The truck arrived the next day, and we quickly unpacked the house, though there were still boxes here and there and some that went up into storage. The next day, Mom drove us into town to pick out our rooms. All of the stores which could possibly be needed in doing so were all in the same place, so going from one to the next was easy. I found a bed and a desk easily enough, and even a trunk which was on sale and could hold all of my art supplies. I was at a loss for a shelf large enough to hold all of my books.
The man at the furnishings store scratched his head when I described my dilemma.
“Well,” he said. “You could always make a set. There’s plenty of supplies for that kind of project in the hardware store, and probably a few instruction manuals as well. Not that shelves are a particularly difficult thing to do.”
“Thank you for the advice,” I said. I had to go to the hard ware store anyway to pick out paint, so I might as well look at the wood, and ask how I might put up some shelves.
They were quite helpful, telling me about how much wood I should need for a project like mine, and what kind of fixtures to use to makes sure the shelves staid up. They even had a stain I could apply that would match my bed, trunk and desk. When I called Mom to ask if she would mind me bringing home lumber she replied,
“Oh, sweetie, I didn’t know you would be done so soon. Alethea and I went out to lunch. Listen, call your dad and he should be able to pick you up.” I tried not to clench my phone so tightly in my hand that it exploded, and dialed up my dad. He came right down and approved of my project, helping me load the lumber, paint and everything else I needed into the bed of the truck, and then we drove home.
“Can you keep a secret?” he asked as we pulled up into the drive.
“Sure,” I replied.
“You know how the house is huge?” he asked.
“Yes,” I replied.
“Well, there’s a sort of shed,” he said. “I think my uncle had it redone so that maybe he could use it as a work room. Anyway, no one’s using it.
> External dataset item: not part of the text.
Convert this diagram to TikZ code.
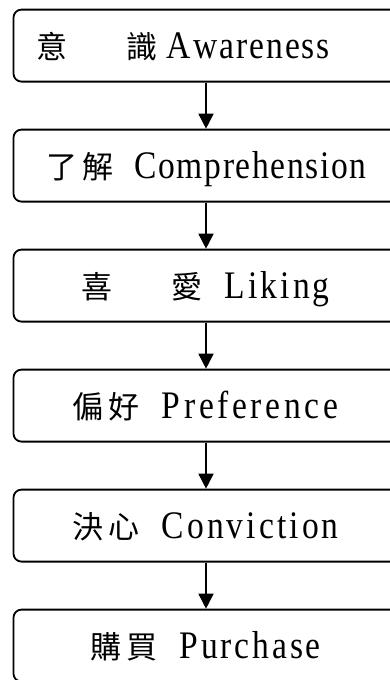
\documentclass[tikz,border=0pt]{standalone}
\usepackage{fontspec}
\usepackage{graphicx}
\usetikzlibrary{arrows.meta}
\setmainfont{Liberation Serif}
\newfontfamily\cjkf{Noto Sans CJK TC}

% Latin words: condensed letters, evenly tracked so each letter takes 18pt on average
\newlength\wordw
\newlength\gapw
\newcount\nch
\def\latscale{0.86}
\def\countloop#1{\ifx\relax#1\else\advance\nch by 1 \expandafter\countloop\fi}
\def\spaceloop#1{\ifx\relax#1\else\scalebox{\latscale}[1]{#1}\hspace{\gapw}\expandafter\spaceloop\fi}
\newcommand\latw[1]{{\rmfamily\fontsize{39pt}{42pt}\selectfont
  \nch=0 \countloop#1\relax
  \settowidth\wordw{\scalebox{\latscale}[1]{#1}}%
  \gapw=\dimexpr(18pt*\nch-\wordw)/\nch\relax
  \hspace{0.5\gapw}\spaceloop#1\relax\hspace{-0.5\gapw}}}
% Han characters in full-width 36pt cells
\def\fullloop#1{\ifx\relax#1\else\makebox[36pt]{#1}\expandafter\fullloop\fi}
\newcommand\hanw[1]{{\cjkf\fontsize{31pt}{40pt}\selectfont\fullloop#1\relax}}

\tikzset{
  stagebox/.style={draw, line width=1.8pt, rounded corners=8pt,
    minimum width=385pt, minimum height=72pt, inner sep=0pt,
    text height=30pt, text depth=5.2pt},
  flowarrow/.style={line width=1.6pt, -{Triangle[width=15pt,length=15pt]}}
}

\begin{document}
\begin{tikzpicture}[x=1pt,y=-1pt]
  \fill[white] (0,0) rectangle (390,680);
  \useasboundingbox (0,0) rectangle (390,680);
  \clip (0,0) rectangle (390,680);

  \node[stagebox] (s1) at (206,45.6)
    {\hanw{意}\hspace{54pt}\hanw{識}\hspace{6pt}\latw{Awareness}\kern47pt};
  \node[stagebox] (s2) at (206,165.6)
    {\hanw{了解}\hspace{18pt}\latw{Comprehension}};
  \node[stagebox] (s3) at (206,285.6)
    {\hanw{喜}\hspace{54pt}\hanw{愛}\hspace{18pt}\latw{Liking}};
  \node[stagebox] (s4) at (206,405.6)
    {\hanw{偏好}\hspace{18pt}\latw{Preference}};
  \node[stagebox] (s5) at (206,525.6)
    {\hanw{決心}\hspace{18pt}\latw{Conviction}};
  \node[stagebox] (s6) at (206,645.6)
    {\hanw{購買}\hspace{18pt}\latw{Purchase}};

  \draw[flowarrow] (s1.south) -- (s2.north);
  \draw[flowarrow] (s2.south) -- (s3.north);
  \draw[flowarrow] (s3.south) -- (s4.north);
  \draw[flowarrow] (s4.south) -- (s5.north);
  \draw[flowarrow] (s5.south) -- (s6.north);
\end{tikzpicture}
\end{document}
I thought you might like it for a kind of studio.” I blinked at his kindness.
“Sure, thanks, Dad.” We unloaded the truck and brought all of the lumber into the former work room, and then I took the paint up to my room, dropped some clothes on the hard wood floors and began to paint. When Mom and Alethea finally came home, the first coat was already up and drying. I had taken measurements of the walls and was down in my studio staining boards for when I would cut them up and nail two together so that they would be wide enough that I could put books on them. I did not come out for fear that my mother would finagle me into helping Alethea with her room, and so I would never get mine done.
I kept to myself, working diligently and keeping out of the way of my sister. I finished my room and it had a particularly calm affect to it. The walls were a sea blue, with darker blue spirals and waves flowing out of pockets. The shelves on the walls were a dark mahogany color, and they held my books with room left over for more. But then the week was done.
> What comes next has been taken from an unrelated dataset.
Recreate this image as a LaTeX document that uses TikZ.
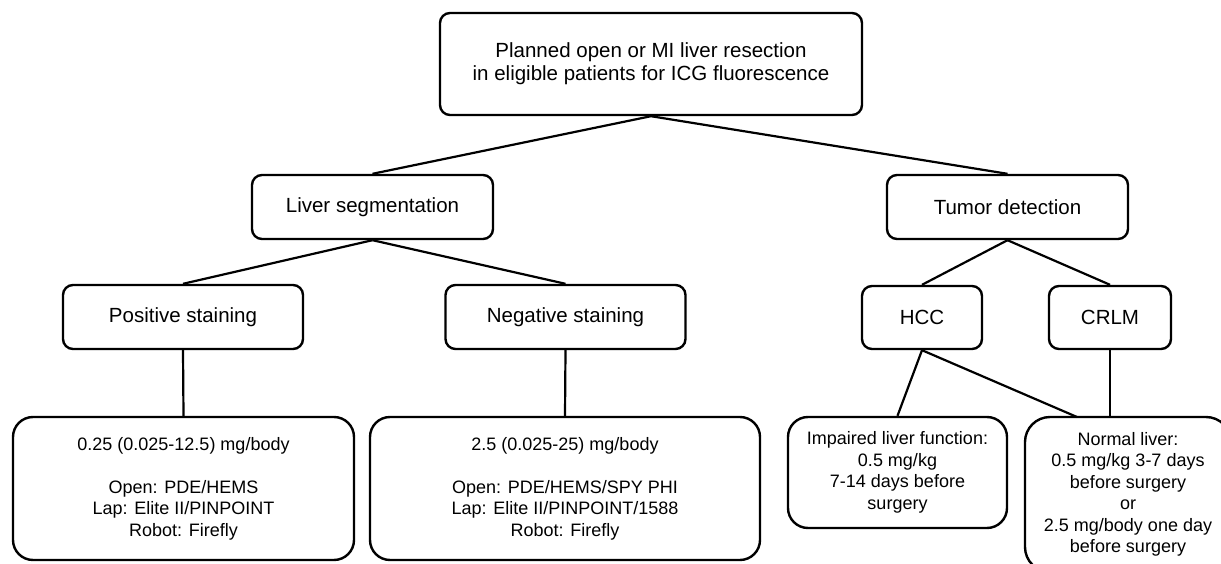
\documentclass[tikz,border=0pt]{standalone}
\usepackage{fontspec}
\setmainfont{Liberation Sans}
\begin{document}
\begin{tikzpicture}[x=1pt, y=-1pt,
        main/.style = {draw, rounded corners=10pt, line width=2.4pt, align=center, inner sep=0pt, font=\fontsize{20.5}{23}\selectfont},
        dose/.style = {main, rounded corners=20pt, font=\fontsize{18}{21.5}\selectfont},
        link/.style = {line width=2.2pt}]
            \useasboundingbox (0,0) rectangle (1221,564);
            \node[main, minimum width=422, minimum height=102] (plan) at (651,64) {Planned open or MI liver resection\\in eligible patients for ICG fluorescence};
            \node[main, minimum width=241, minimum height=64] (seg) at (372.5,207) {Liver segmentation};
            \node[main, minimum width=241, minimum height=64] (tumor) at (1007.5,207) {Tumor detection};
            \node[main, minimum width=240, minimum height=64] (pos) at (183,317) {Positive staining};
            \node[main, minimum width=240, minimum height=64] (neg) at (565.5,317) {Negative staining};
            \node[main, minimum width=120, minimum height=63] (hcc) at (922,317.5) {HCC};
            \node[main, minimum width=122, minimum height=63] (crlm) at (1110,317.5) {CRLM};
            \node[dose, minimum width=341, minimum height=143] (dosepos) at (183.5,488.5) {0.25 (0.025-12.5) mg/body\\[21.5pt]Open: PDE/HEMS\\Lap: Elite II/PINPOINT\\Robot: Firefly};
            \node[dose, minimum width=390, minimum height=143] (doseneg) at (565,488.5) {2.5 (0.025-25) mg/body\\[21.5pt]Open: PDE/HEMS/SPY PHI\\Lap: Elite II/PINPOINT/1588\\Robot: Firefly};
            \node[dose, minimum width=219, minimum height=111] (impaired) at (897.5,472.5) {Impaired liver function:\\0.5 mg/kg\\7-14 days before\\surgery};
            \node[dose, rounded corners=25pt, minimum width=206, minimum height=155] (normal) at (1128,494.5) {Normal liver:\\0.5 mg/kg 3-7 days\\before surgery\\or\\2.5 mg/body one day\\before surgery};
            \coordinate (normalin) at (1077,417);
            \draw[link] (plan.south) -- (seg.north);
            \draw[link] (plan.south) -- (tumor.north);
            \draw[link] (seg.south) -- (pos.north);
            \draw[link] (seg.south) -- (neg.north);
            \draw[link] (tumor.south) -- (hcc.north);
            \draw[link] (tumor.south) -- (crlm.north);
            \draw[link] (pos.south) -- (dosepos.north);
            \draw[link] (neg.south) -- (doseneg.north);
            \draw[link] (hcc.south) -- (impaired.north);
            \draw[link] (hcc.south) -- (normalin);
            \draw[link] (crlm.south) -- (crlm.south |- normal.north);
        \end{tikzpicture}
\end{document}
I still had my plan though. I got up early, showered, ate breakfast, and then wandered out to the art supply store I had taken note of. I bought new pads of paper, pencils, pastels, charcoals and other pieces of supplies, and carried them out in a supply box which I had used for years. Then I meandered down toward the used book store I spotted and browsed the shelves for what felt like hours, though when I got out, I had not passed nearly enough time. So I sat down with my carefully selected bunch of new novels and began to read until a clock in the center of the city began to chime for four o’ clock. Then I started the winding ways back home.
“So what did you girls do today?” Mom asked.
“I met some kids at the local pool. I’m gonna be going to school with them next semester,” she proclaimed, happily. My parents smiled and nodded in approval.
“What did you do, Tempest?” my father asked.
“I just wandered around,” I replied. “Got to know the town.” My parents always thought there might be something wrong with me, because I liked to be alone. I never saw anything wrong with wanting to have my own piece of quiet to think and create it. But they never really got it. There were almost therapists involved a few times, but I passed basic psychological evaluations. There was nothing wrong with me, to their everlasting surprise.